“For us, there is only the trying. The rest is not our business,” T.S. Eliot says in his final masterpiece, Four Quartets.

I often am reminded of this reality during my weekly trips with YACHT into Philadelphia, and especially during Hunger and Homelessness Awareness week, which focuses on all levels of poverty in the world. In the past two and a half years, I have fallen in love with Philly, and I owe this in part to the homeless people I have met. They affected me so much that I decided to live in West Philly this past summer, and I would love to live in the city after I graduate; moreover, I have developed two important relationships in this time.

One is with an older man named Pop, who stands on the spiral steps under the clothespin statue in Center City. “My name’s Pop,” he always says when he introduces himself. “Backwards P-O-P, sideways O-P-P.” He loves to drink Mountain Dew (in the summer) and tea (in the winter).

Not exactly homeless, he rents out the basement of a friend’s house for about five dollars a night. During the day, he stands with a cup, asking for money. When it rains, he sells umbrellas to people who have gotten caught in the storm.

I have known Pop for about a year. In that time, I have hung out with him, bought him Coolattas from the Dunkin Donuts in Suburban Station, given him lunches and talked to him about everything from sports to weather to politics to the pigeons who sit on the clothespin statue and poop on people’s heads.
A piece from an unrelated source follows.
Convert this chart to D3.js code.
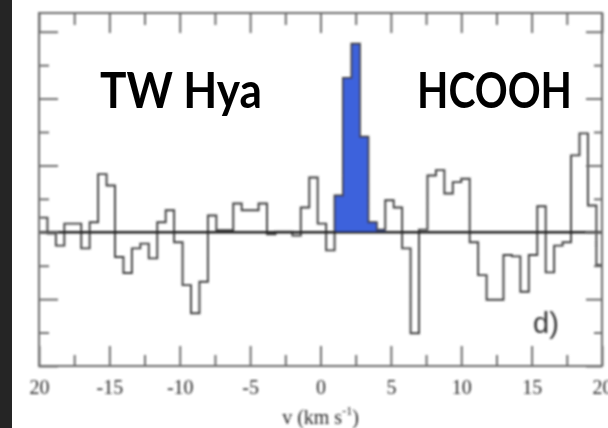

The other relationship is with Carl, who sits in Suburban Station and plays the slide guitar. He plays with his guitar case open and with a sign that proclaims that he is “the hardest working man in street music.”

I have no doubt that he is-he plays in Old City, in the station and on Walnut Street when it is sunny. Originally from California, Carl has dreams of going back. He loves to read and talks to us about books. A friend of his has promised to record him, and we have promised to buy his CDs when they come out.

There are many other people I can remember-like Big Mac, who finally got an apartment but died of congestive heart failure; Gloria, whose house was firebombed by a drug dealer; Isaiah, who asked another YACHTer to study the Bible with him and then disappeared from the streets altogether; Cheryl, who used to sit by the Friends Select School but now sits by Wawa on Arch Street; and Buddha Khan, who taught me the mechanics of chess in exchange for a lunch.

I have not helped any of these people to get off the streets. Am I a failure?

On one hand, it is hard to get someone off the streets. The public shelters are almost all dangerous, and the private shelters have limited space. There are 7,000 homeless people in Philly on a given day-20,000 throughout the year-and there are 2,400 beds in the whole city. Not nearly enough. And YACHT’s purpose is not to get people off the streets, but to develop real relationships with them.

On the other hand, I could be trying harder. A lunch might get someone through the day, and a conversation may lift a person’s spirits. Yet I have no doubt that this is not enough. They need money, jobs, education, good housing. In short, they need justice, something I am inadequately equipped to bring to them.

So instead, I bring them what I can: food, conversation, toiletries, scarves, hats, and blankets. I bring them openness with no expectations, for stereotypes get erased when we meet the poor face to face.

I bring them my love and my realization that although I cannot do everything, I can do something. And in return, I have gotten more than I have given: real conversation, basic instructions on how to play chess, some direction in life and love.

I also remember Mother Teresa’s admonition during these times, that what is sad is not that we do not care about the poor; it is that we do not know the poor. Relationships with the poor will enrich our lives, perhaps even more than we will enrich theirs.

Perhaps this is all I can do for now-to know the poor, to love them, to listen, and, above all, to see Christ in each of them. Perhaps this is my trying, and, like Eliot says, what comes from my trying is not my business.